Keinginan Musuh-musuh Islam dan Antek-anteknya…
Musuh-musuh
Islam -bahkan musuh kemanusiaan- saat ini dari kalangan orang-orang
kafir dan munafiqin yang hantinya berpenyakit, mereka merasa iri dengan
kemuliaan yang didapat oleh wanita muslimah di dalam Islam. Karena
musuh-musuh Islam dari kalangan orang-orang kafir dan munafiq
menginginkan agar wanita bisa dijadikan alat perusak dan jerat untuk
menjerat orang-orang yang lemah imannya dan orang yang rendah rasa
cemburunya dengan kebaikan. Setelah mereka memuaskan nafsunya yang
rendah kepada wanita. Ini sebagaimana yang Allah firmankan (yang
artinya):
"Dan para pengekor syahwat itu ingin kalian cenderung kepada mereka dengan sebenar-benarnya cenderung"(An Nisa : 27)
Begitu
juga dari kalangan kamum muslimin sendiri, ada jug ayang hatinya
berpenyakit. Mereka ingin wanita bisa dijadikan barang dagangan yang
rendah harganya untuk ditawarkan kepada para penggila syahwat dan nafsu
syaithaniyyah. Sebuah barang dagangan yang "terbuka" di depan mata
mereka. Mereka memuaskan dirinya dengan keindahan wajah wanita. Atau
bahkan lebih parah dari itu, mereka "menyerbunya"…. Karena tujuan ini,
mereka sangat bermanfaat untuk mengeluarkan wanita dari dalam
rumah-rumah mereka agar mereka juga selalu bekerja berdampingan dengan
pria, atau mereka menjadi perawat yang melayani para pria di rumah
sakit, atau pramugari di pesawat-pesawat, atau sebagi murid atau sebagai
guru yang mengajar di sekolah yag terjadi ikhtilath (campur baur pria
dengan wanita) padanya, atan sebagai artis dalam sandiwara-sandiwara dan
film-film, atau penyanyi, atau sebagai penyiar di radio-radio, atau
sebagai wartawati di televisi-televisi dan sarana-sarana berita lainnya,
yaing disitu mereka menampakkan wajahnya dan memperdengarkan suaranya.
Kemudian
juga di koran-koran dan tabloid-tabloid porno memuat gambar-gambar
mereka yang seronok, telanjang tanpa pakaian.

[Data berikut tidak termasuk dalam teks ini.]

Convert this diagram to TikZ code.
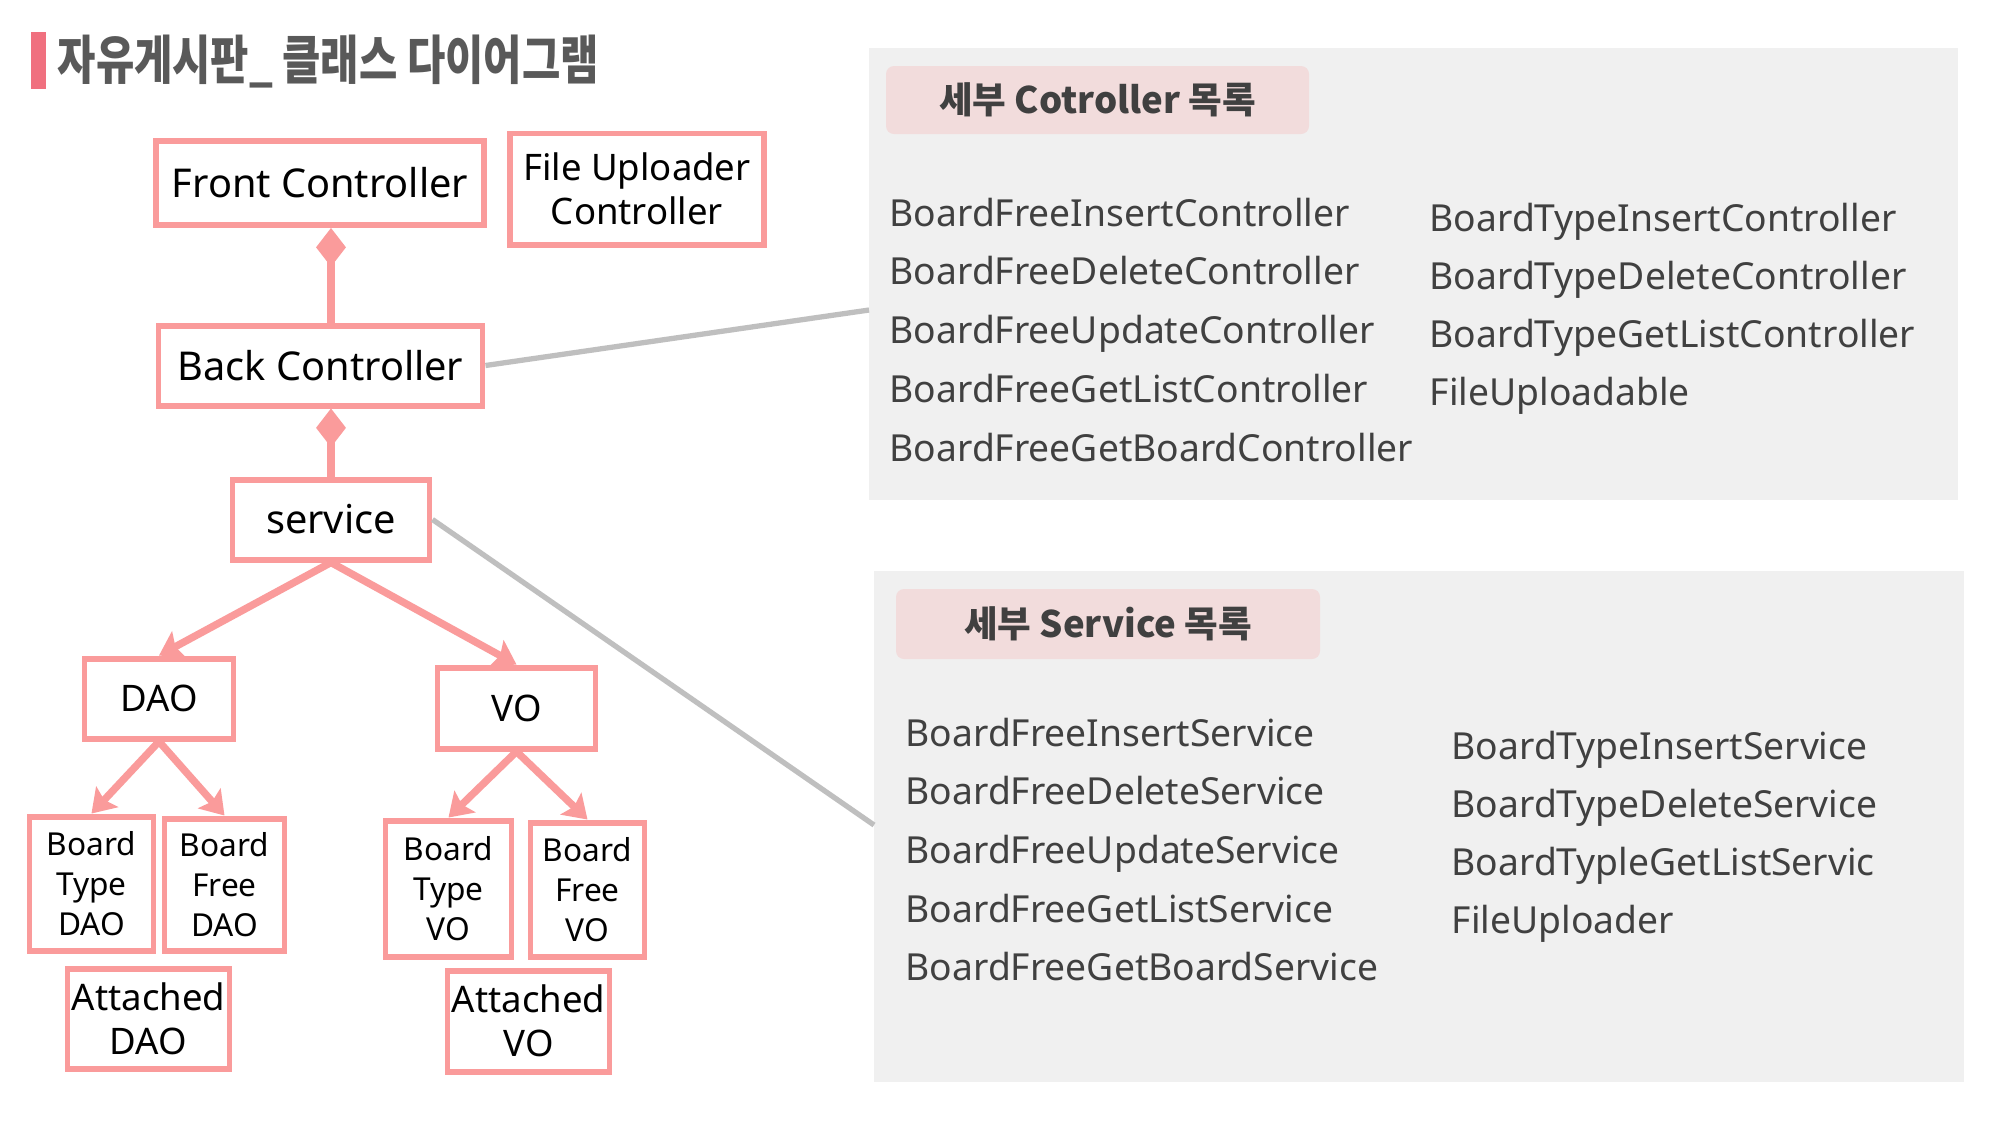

Mereka dijadikan alat
pelaris majalah-majalah di pasaran. Dan sebagian pemilik perusahaan juga
menjadikan mereka sebagai alat pelaris dagangan mereka. Mereka letakkan
gambar-gambar wanita di produk-produk mereka. Dengan sebab kesalahan
ini, para wanita melalaikan tugas mereka di rumah. Hingga akhirnya suami
mereka terpaksa mengambil pembantu wanita yang bukan mahramnya untuk
mendidik anak-anak dan mengurus rumah mereka. Ini juga menjadi sebab
terjadinya banyak fitnah dan banyak kejahatan.
Kami tidak melarang para wanita untuk bekerja di luar rumahnya, bila telah melaksanakan (memenuhi) hal-hal berikut:
- Dia sangat butuh kepada pekerjaan ini.
- Masyarakat sangat butuh, tapi tidak ada pria yang bisa melaksanakannya.
- Setelah ia menyelesaikan tugas-tugas pokonya di rumah.
- Pekerjaan ini berada di kalangan wanita seperti mengajar wanita, mengobati wanita, atau merawat wanita yang itu terpisah dari pria.
- Demikian juga, tidak dilarang wanita untuk mempelajari urusan-urusan agamanya. Dan tidak terlarang pula dia mengajarkan masalah-masalah agama yang itu di kalangan wanita.
- Tidak mengapa menghadiri pelajaran-pelajaran yang disampaikan di masjid dan yang sejenisnya yang mana dalam keadaan tertutup, dan terpisah dari pria, sebagaimana dulu para wanita di awal Islam, belajar dan mengajar, serta mendatangi masjid.